Start of RECORDED INFORMATION

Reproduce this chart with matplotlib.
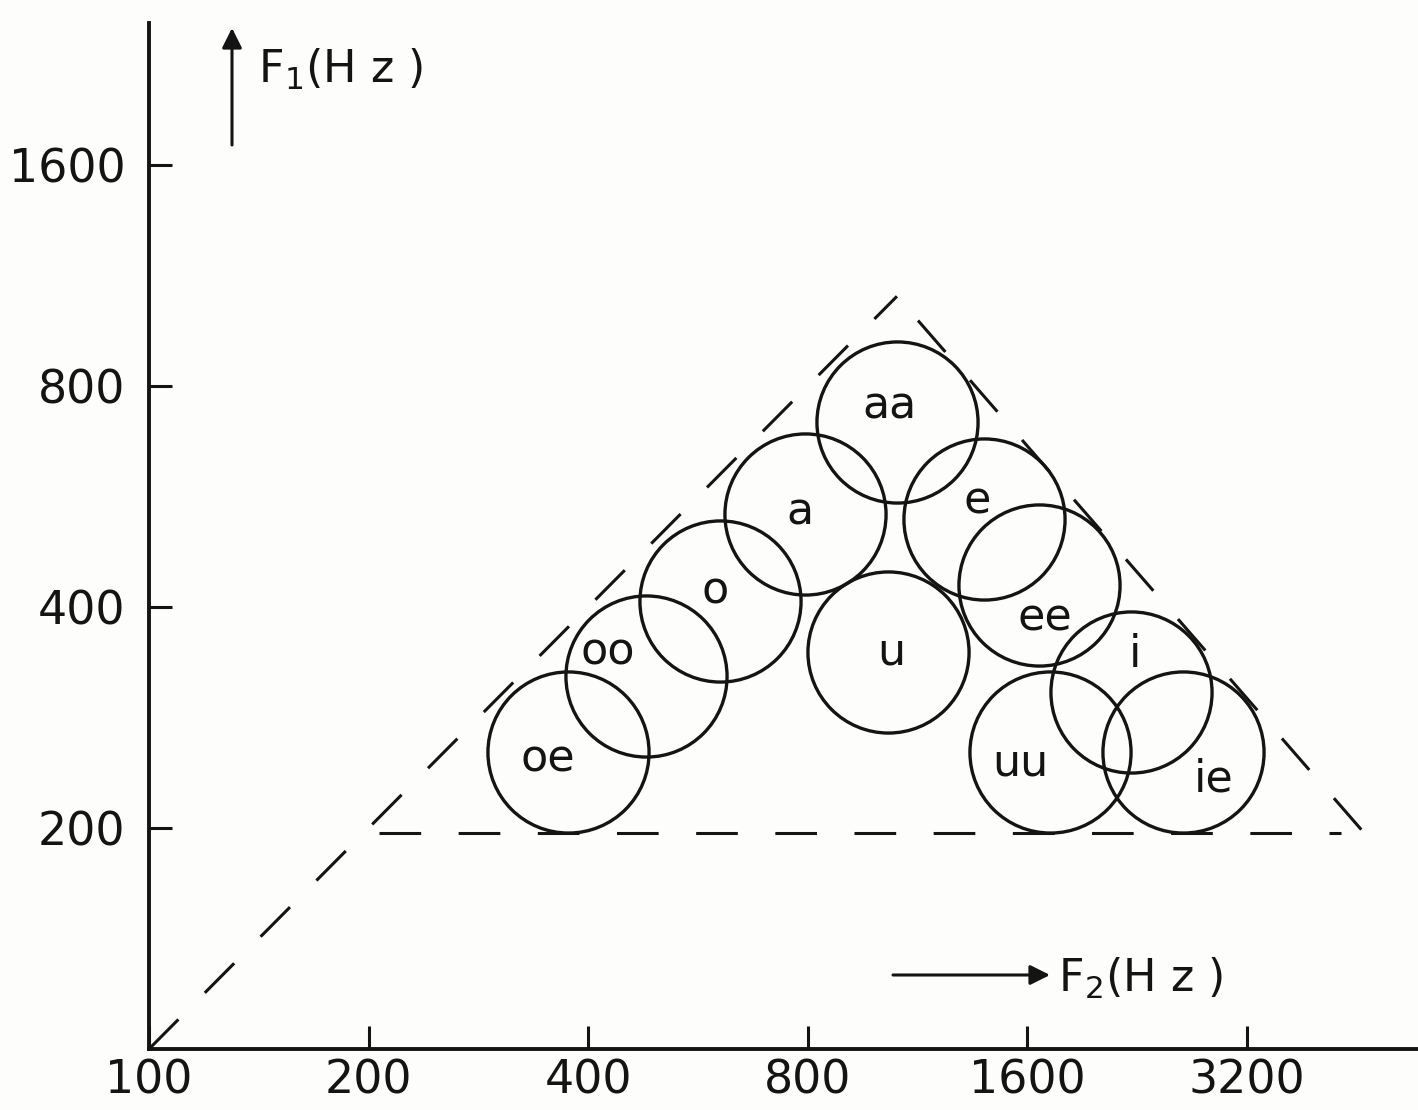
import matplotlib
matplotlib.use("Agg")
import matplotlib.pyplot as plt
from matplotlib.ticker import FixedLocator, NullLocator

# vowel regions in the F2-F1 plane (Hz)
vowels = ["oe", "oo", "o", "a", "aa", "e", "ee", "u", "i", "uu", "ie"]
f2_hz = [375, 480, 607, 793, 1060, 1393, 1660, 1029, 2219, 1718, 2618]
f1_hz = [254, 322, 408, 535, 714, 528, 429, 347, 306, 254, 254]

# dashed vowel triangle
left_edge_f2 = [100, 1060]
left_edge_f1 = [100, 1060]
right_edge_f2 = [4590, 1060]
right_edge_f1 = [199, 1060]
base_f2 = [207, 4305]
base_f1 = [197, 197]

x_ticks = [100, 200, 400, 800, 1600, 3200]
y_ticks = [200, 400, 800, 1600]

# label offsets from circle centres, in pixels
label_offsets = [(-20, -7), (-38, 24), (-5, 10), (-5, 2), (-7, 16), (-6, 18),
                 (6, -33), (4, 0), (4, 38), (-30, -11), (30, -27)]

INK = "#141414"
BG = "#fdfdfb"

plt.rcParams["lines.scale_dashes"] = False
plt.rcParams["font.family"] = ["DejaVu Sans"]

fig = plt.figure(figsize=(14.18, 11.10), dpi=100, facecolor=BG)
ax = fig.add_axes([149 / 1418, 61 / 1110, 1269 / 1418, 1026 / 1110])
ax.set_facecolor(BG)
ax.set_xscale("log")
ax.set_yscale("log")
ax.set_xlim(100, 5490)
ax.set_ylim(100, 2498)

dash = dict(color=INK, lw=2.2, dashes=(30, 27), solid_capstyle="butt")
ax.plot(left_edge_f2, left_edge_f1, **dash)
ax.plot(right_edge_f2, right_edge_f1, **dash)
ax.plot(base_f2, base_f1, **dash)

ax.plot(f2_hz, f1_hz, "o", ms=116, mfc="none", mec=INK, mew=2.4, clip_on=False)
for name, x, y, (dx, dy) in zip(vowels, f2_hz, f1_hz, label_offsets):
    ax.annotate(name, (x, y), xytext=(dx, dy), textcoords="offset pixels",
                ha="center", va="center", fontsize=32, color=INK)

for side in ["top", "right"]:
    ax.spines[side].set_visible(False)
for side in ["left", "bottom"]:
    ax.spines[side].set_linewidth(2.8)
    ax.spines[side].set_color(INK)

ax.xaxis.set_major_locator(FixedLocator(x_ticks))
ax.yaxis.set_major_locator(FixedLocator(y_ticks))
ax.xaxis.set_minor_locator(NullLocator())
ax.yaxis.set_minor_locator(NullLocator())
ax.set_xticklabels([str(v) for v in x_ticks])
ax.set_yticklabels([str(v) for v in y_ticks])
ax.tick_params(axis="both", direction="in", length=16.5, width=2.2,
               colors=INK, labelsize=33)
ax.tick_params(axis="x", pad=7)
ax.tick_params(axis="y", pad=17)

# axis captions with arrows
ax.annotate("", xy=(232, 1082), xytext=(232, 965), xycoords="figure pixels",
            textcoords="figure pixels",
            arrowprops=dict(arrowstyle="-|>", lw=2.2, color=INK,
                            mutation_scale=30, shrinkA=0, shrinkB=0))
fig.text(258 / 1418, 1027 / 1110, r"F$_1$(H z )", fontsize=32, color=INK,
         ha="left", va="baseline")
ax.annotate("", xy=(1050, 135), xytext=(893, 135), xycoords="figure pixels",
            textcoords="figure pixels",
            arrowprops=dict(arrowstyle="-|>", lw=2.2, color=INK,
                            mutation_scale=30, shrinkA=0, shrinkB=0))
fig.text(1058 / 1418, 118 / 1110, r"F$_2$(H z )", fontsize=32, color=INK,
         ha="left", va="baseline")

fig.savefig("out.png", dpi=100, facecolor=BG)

End of RECORDED INFORMATION

-- WHAT TO WORK ON --
Set down again, exactly, the lines of the material above from its first line to the one with "from matplotlib.ticker import", inclusive. Leave the pictures out.

-- SOLUTION BELOW --
Reproduce this chart with matplotlib.
import matplotlib
matplotlib.use("Agg")
import matplotlib.pyplot as plt
from matplotlib.ticker import FixedLocator, NullLocator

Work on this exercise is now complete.